I love the way the Indonesian language and the English language have blended over the years.
For example, many non-Indonesians would have heard of the infamous spy Matahari long before they learned that her name is the Indonesian word for the sun (literally “the eye of the day”). And those who have not heard of Matahari would almost certainly have heard of the Orangutan long before they learned that the name is Indonesian for “person of the forest”. Ketchup (from kecap, Indonesian for sauce), paddy, as in “paddy field” (from padi, Indonesian for rice) and cooties (from the Indonesian kutu meaning lice) are other excellent examples of Indonesian words finding their way into English. I would imagine that the majority of the people who know and use these words remain unaware of their Indonesian origin for their entire lives unless they try to learn to speak Indonesian.
There are many other examples of Indonesian words being integrated into English, but when I started learning Indonesian what surprised me more was the amount of English words and terms that have travelled the other way. The first one I noticed was the Indonesian word for the propane gas used for cooking in the majority of households. The word is elpiji, which doesn’t really seem unusual until you say it out loud.

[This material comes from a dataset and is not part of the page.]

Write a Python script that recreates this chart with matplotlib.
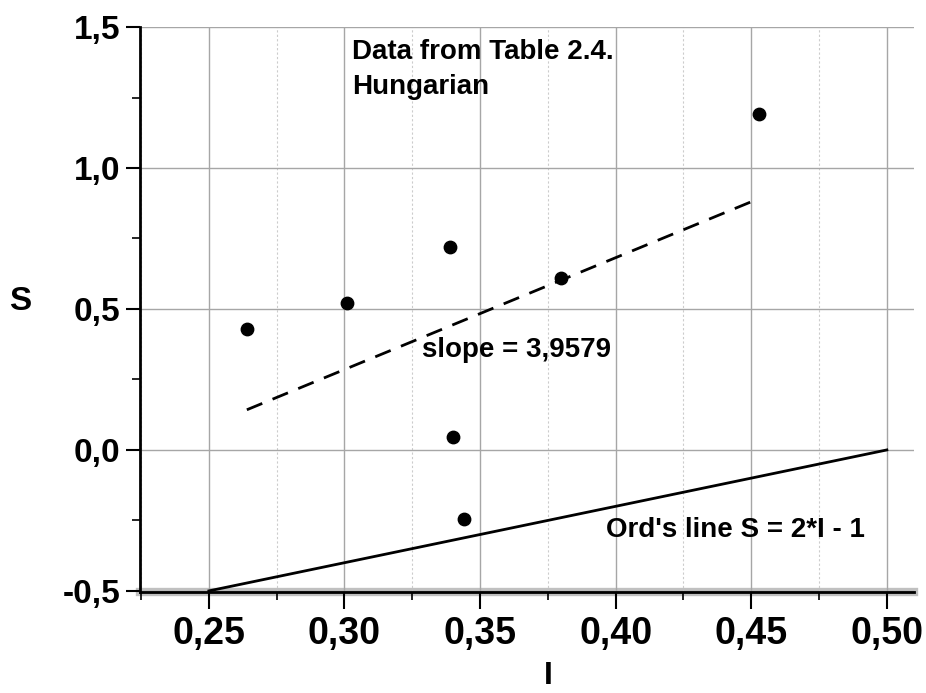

It is “LPG” (the acronym in English for liquid petroleum gas) spelled out phonetically. There are many more English-origin words, such as polisi, imigrasi and taksi which are too obvious to explain. One which made me laugh was the Indonesian term for the heated dishes used to keep food warm on a buffet; in English a “chafing dish”, in Indonesian a chef Inggris (literally translated as “English chef”) which is obviously a delightful example of a misunderstanding that goes back centuries.

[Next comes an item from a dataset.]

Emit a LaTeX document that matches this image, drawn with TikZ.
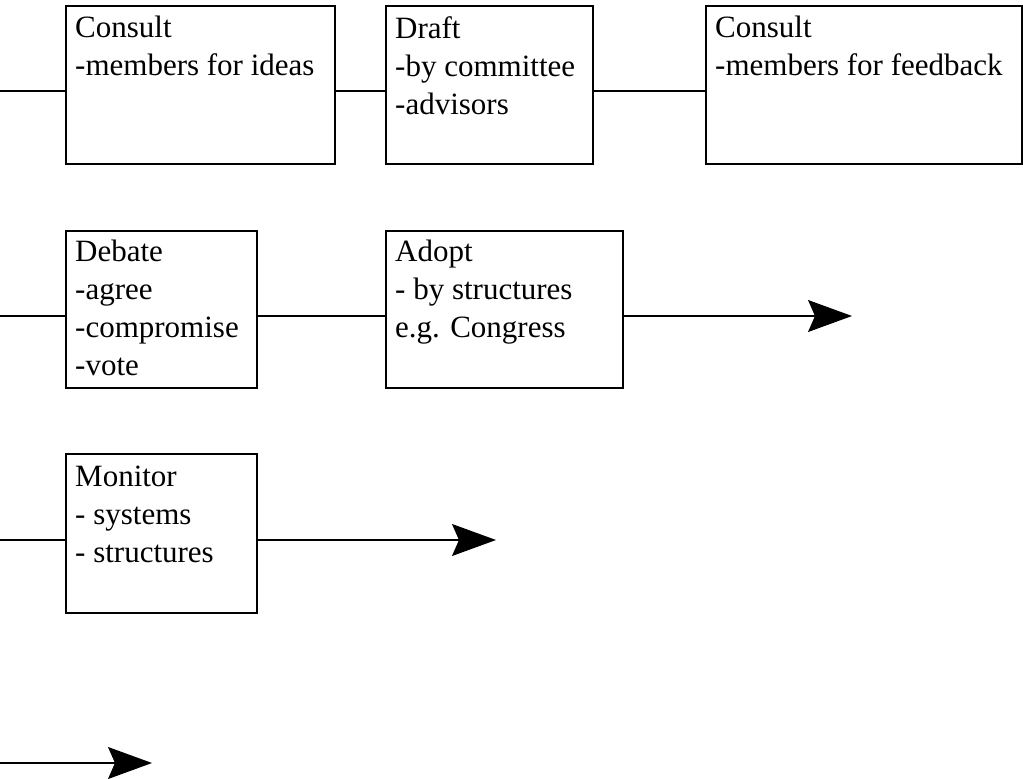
\documentclass[tikz,border=0pt]{standalone}
\usepackage{fontspec}
\setmainfont{Liberation Serif}
\usetikzlibrary{arrows.meta}
\tikzset{
  box/.style={draw=black, line width=1.2pt, rectangle, inner sep=0pt, outer sep=0pt, anchor=north west},
  txt/.style={anchor=north west, inner sep=0pt, align=left, font={\fontsize{31}{38}\selectfont}},
  conn/.style={draw=black, line width=1.1pt},
  arr/.style={conn, -{Stealth[length=44pt, width=32pt, inset=7pt]}}
}
\begin{document}
\begin{tikzpicture}[x=1pt, y=-1pt]
\useasboundingbox (0,0) rectangle (1023,779);
% boxes
\node[box, minimum width=269, minimum height=158] (c1) at (66,6) {};
\node[box, minimum width=207, minimum height=158] (dr) at (386,6) {};
\node[box, minimum width=316, minimum height=158] (c2) at (706,6) {};
\node[box, minimum width=191, minimum height=157] (db) at (66,231) {};
\node[box, minimum width=237, minimum height=157] (ad) at (386,231) {};
\node[box, minimum width=191, minimum height=159] (mo) at (66,454) {};
% texts
\node[txt] (c1t) at ([shift={(9,10)}]c1.north west) {Consult\\-members for ideas};
\node[txt] (drt) at ([shift={(9,10)}]dr.north west) {Draft\\-by committee\\-advisors};
\node[txt] (c2t) at ([shift={(9,10)}]c2.north west) {Consult\\-members for feedback};
\node[txt] (dbt) at ([shift={(9,9)}]db.north west) {Debate\\-agree\\-compromise\\-vote};
\node[txt] (adt) at ([shift={(9,9)}]ad.north west) {Adopt\\- by structures\\e.g. Congress};
\node[txt] (mot) at ([shift={(9,12)}]mo.north west) {Monitor\\- systems\\- structures};
% row coordinates
\coordinate (r1) at (0,91);
\coordinate (r2) at (0,316);
\coordinate (r3) at (0,540);
\coordinate (r4) at (0,763);
\coordinate (e2) at (852,316);
\coordinate (e3) at (496,540);
\coordinate (e4) at (152,763);
% connectors
\draw[conn] (r1) -- (r1 -| c1.west);
\draw[conn] (r1 -| c1.east) -- (r1 -| dr.west);
\draw[conn] (r1 -| dr.east) -- (r1 -| c2.west);
\draw[conn] (r2) -- (r2 -| db.west);
\draw[conn] (r2 -| db.east) -- (r2 -| ad.west);
\draw[arr] (r2 -| ad.east) -- (e2);
\draw[conn] (r3) -- (r3 -| mo.west);
\draw[arr] (r3 -| mo.east) -- (e3);
\draw[arr] (r4) -- (e4);
\end{tikzpicture}
\end{document}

Those of us who learn Indonesian are extremely thankful that the language uses more or less the same alphabet as English, and for the fact that it is largely phonetic. Taksi is a great example again. It is spelled exactly as it sounds and demonstrates the redundancy of the letter “x” in the Indonesian language. Anyone who can read English can make a decent go of reading Indonesian even if they don’t understand a word, and if you stress the second syllable you’ll be pretty close to the correct pronunciation for most words. Spelling presents a few issues due to pronunciation though. Before you start spelling anything, make it clear which language you are using. If I spell my name out to an Indonesian with English pronunciation of letters it ends up as “iemonn”.
Every day I speak to Indonesians in their language and, even though I am fairly sure my accent sounds hilarious to them, for the most part they seem to know what I’m talking about. My driver did however look very puzzled when I tried to send him out to the shop a while ago for some eggs, bread and non-fat milk. I handed him the money and asked him very confidently in Indonesian to go and get some telur, roti and susu bebek lemas. Upon seeing his puzzled expression I said it again, louder and clearer. He looked even more puzzled. I became exasperated, went to the fridge and grabbed the almost empty non-fat milk carton from the shelf. Without looking I put the front of the carton right under his nose and said it again very slowly and very loudly like I was talking to a complete idiot. “SUSU… BEBEK… LEMAS…” He started laughing. I was about to yell at him when I saw the words on the back of the carton. Susu bebas lemak- not susu bebek lemas. I had spoonerised the words and I was confidently telling him to go and buy me some lazy duck’s milk. I had to laugh through my embarrassment and apologise profusely for treating him like an idiot when I had been the idiot all along. I wonder how many times I have done something similar and never realised – I am sure I owe a few more apologies!